Cleansing Fire

Defending Truth and Tradition in the Roman Catholic Church


Thoughts re: Papal Transition

February 19th, 2019, Promulgated by Diane Harris

Last weekend, The Catholic Thing ran an article authored by William Kilpatrick, speculating on the possible mechanisms for a transfer of power from Pope Francis to his successor. The trigger for such speculation was cited as the pope’s very recent (and understandably objectionable) appointment of the controversial Irish-American Cardinal Kevin Farrell as camerlengo, i.e. administering certain Vatican activities during a papal transition. The complaint about the selection of Farrell is about his having lived with the now-laicized Theodore McCarrick in the Archdiocese of Washington, D.C. for six years, and being such an unseemly appointment made just days before the laicization of McCarrick!

The article by Kilpatrick is titled: “If Francis Should Resign, What Then?” It is an awkward title, which can be read as either “If Francis has an obligation to resign, what then?” or “If Francis happens to resign, what then?” The word play is around “should” and either version could be a scenario. Also, it is important to say, that Kilpatrick’s article, and even my own commenting, causes a personal discomfort, such as I experience in hearing the Prodigal Son ask for his inheritance, implying that he somehow desires the death of his father.  There is no gentle way to make such inquiries or speculation.
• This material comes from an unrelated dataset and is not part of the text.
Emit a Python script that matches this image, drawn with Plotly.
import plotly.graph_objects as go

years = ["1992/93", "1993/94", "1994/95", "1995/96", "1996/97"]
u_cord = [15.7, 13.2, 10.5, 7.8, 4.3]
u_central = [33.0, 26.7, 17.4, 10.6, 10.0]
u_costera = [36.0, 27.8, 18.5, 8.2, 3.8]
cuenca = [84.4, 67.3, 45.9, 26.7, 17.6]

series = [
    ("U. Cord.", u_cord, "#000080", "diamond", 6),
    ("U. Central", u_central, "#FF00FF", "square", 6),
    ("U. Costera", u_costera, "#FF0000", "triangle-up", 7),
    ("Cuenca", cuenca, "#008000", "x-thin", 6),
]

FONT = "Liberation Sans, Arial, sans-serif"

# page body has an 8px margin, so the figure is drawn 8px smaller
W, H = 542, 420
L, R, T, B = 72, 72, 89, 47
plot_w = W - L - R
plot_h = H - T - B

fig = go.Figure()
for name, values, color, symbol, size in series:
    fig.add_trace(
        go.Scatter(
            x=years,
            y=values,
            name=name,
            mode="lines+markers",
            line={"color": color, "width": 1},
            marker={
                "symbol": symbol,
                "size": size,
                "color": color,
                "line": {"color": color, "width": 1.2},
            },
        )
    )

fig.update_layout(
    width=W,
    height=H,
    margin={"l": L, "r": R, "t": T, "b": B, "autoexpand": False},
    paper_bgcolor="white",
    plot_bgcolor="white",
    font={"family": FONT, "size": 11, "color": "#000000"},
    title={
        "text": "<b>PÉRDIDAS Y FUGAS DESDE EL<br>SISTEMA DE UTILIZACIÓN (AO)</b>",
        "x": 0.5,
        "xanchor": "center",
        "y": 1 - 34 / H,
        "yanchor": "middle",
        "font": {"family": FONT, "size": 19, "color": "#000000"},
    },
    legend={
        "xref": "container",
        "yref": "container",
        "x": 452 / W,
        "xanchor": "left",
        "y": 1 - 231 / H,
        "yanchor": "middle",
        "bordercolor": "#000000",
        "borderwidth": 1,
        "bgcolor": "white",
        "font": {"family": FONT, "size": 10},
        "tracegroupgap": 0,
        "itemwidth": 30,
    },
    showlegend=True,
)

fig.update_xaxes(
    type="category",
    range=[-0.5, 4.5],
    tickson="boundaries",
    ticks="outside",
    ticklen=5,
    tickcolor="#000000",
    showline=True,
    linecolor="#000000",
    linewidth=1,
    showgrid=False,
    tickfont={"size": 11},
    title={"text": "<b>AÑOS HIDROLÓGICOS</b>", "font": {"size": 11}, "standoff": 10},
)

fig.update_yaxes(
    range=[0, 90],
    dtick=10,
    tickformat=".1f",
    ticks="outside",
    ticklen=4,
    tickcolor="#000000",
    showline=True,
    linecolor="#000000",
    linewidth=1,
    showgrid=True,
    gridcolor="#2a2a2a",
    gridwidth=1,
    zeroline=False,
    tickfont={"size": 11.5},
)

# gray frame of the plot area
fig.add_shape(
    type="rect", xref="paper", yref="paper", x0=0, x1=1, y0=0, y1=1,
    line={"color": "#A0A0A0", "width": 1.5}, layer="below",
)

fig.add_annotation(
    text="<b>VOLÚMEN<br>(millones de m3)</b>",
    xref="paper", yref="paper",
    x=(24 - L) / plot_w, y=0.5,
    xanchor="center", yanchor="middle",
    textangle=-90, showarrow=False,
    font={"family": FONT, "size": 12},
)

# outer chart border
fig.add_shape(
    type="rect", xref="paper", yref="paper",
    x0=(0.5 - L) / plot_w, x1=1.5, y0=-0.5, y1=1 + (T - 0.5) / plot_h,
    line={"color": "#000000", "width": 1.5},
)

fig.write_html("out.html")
Setting that discomfort aside, one still sees the need to comment on what Kilpatrick wrote. Simply said, regarding a process which has long been considered one of the most highly structured methodologies in the world, even Pope Benedict’s resignation required breaking new ground, and either a resignation by or death of Pope Francis will still have modifications to any process.

Kilpatrick sets forth three scenarios:

  •           “If Pope Francis did resign, much would depend on the manner of his resignation.  The reasons he gives for resigning will help determine the direction that the Church takes after he steps down.  If the pontiff fails to “acknowledge his mistake,” and simply claims age and failing health as an excuse, then there will be no resolution and no indication that the next pope should take the Church in a different direction.”
  •           “Francis could also choose to continue to present himself as a victim [and] consent to step aside for the good of the Church… to present himself as a martyr … thus likely ensuring that the man elected to succeed him will be someone who will carry on the “martyr’s” mission.”
  •            “Or suppose that the pope does admit his errors, and has a complete conversion of heart of the type that Viganò is calling for?  He then steps down on the grounds that he is unworthy to lead the Church.”
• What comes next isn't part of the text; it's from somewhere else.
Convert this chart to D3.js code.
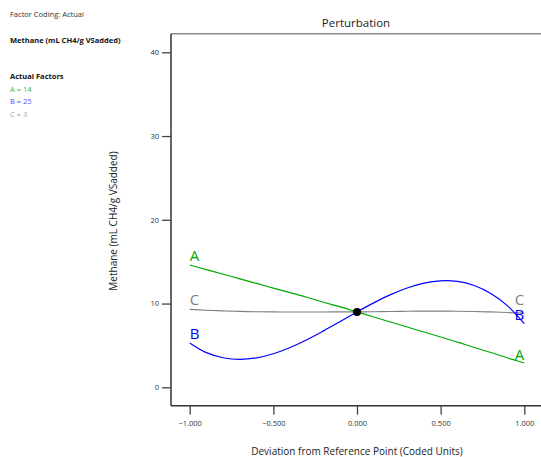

The dilemma associated with any of those scenarios is the large number of appointments made by Pope Francis, especially elevations to Cardinal-electors, of people who, as might be expected, are very supportive of Pope Francis’s entire agenda. Kilpatrick points out 59 of the cardinal electors have been appointed by Pope Francis,  47 by Pope Benedict XVI and 19 by Pope John Paul II, with those appointed by the two prior popes not getting any younger, and so tipping the balance more toward those named by Pope Francis.

Kilpatrick’s conclusion is to restructure the Cardinal electors by forced resignations, and that could be why the gay abuse issue in particular is becoming ever more persistent, in the shadow of a summit which seems reluctant even to address the reality of the matter. The author concludes: “Forced resignations are the most efficient and permanent way of removing some very bad actors from powerful positions.  An added and obvious benefit is that it also removes their ability to vote in the next conclave”. Unfortunately, each “forced” resignation will probably be fought, dragging out the process and creating more animus. How bad does it have to be for a resignation to be forced, and who will decide? The camerlengo?

Might other issues also be considered?

Almost any scenario can’t be directly administered (hence the importance of the camerlengo) ‘by the book’. It is going to need interpretation or tweaks, so it’s worth putting other ideas “on the table,” some not considered in the Kilpatrick article in The Catholic Thing. Enough attention has been given since election of Pope Francis to realize that there was manipulation before and during the conclave according to public testimony by Cardinal Danneels of Belgium in the plotting by the St. Gallen Mafia, which included  Cardinal Walter Kasper who had no hesitation in immediately pressing his agenda after the election of Pope Francis. It even looked like “payoff” on many levels as the current papacy moved to more ‘progressive’ or ambiguous positions, leading to confusion. The symbolism of the lightning strike at St. Peter’s Basilica, the bragging by Danneels and others about their influence, all lead to a perception of manipulation which should be much more diligently investigated. It would be likely, given such choosing of sides, for that very group to have been the source of pressure against Pope Benedict for his resignation, again which would be illegal.

The question which deserves to be addressed is whether or not a fraud was perpetrated on the Church and its Faithful during the election process and, if so, what impact should that have on the next transition, and even on “reconstruction” during and following a transition. It appears that nothing has been done to correct or punish those who acknowledge their participation in a fraud. How can a new conclave convene without addressing such issues or, for such matter, including any Cardinals who today refuse to use their powers to excommunicate Catholic legislators and governors who support infanticide, or those who are found to have covered up clerical abuse?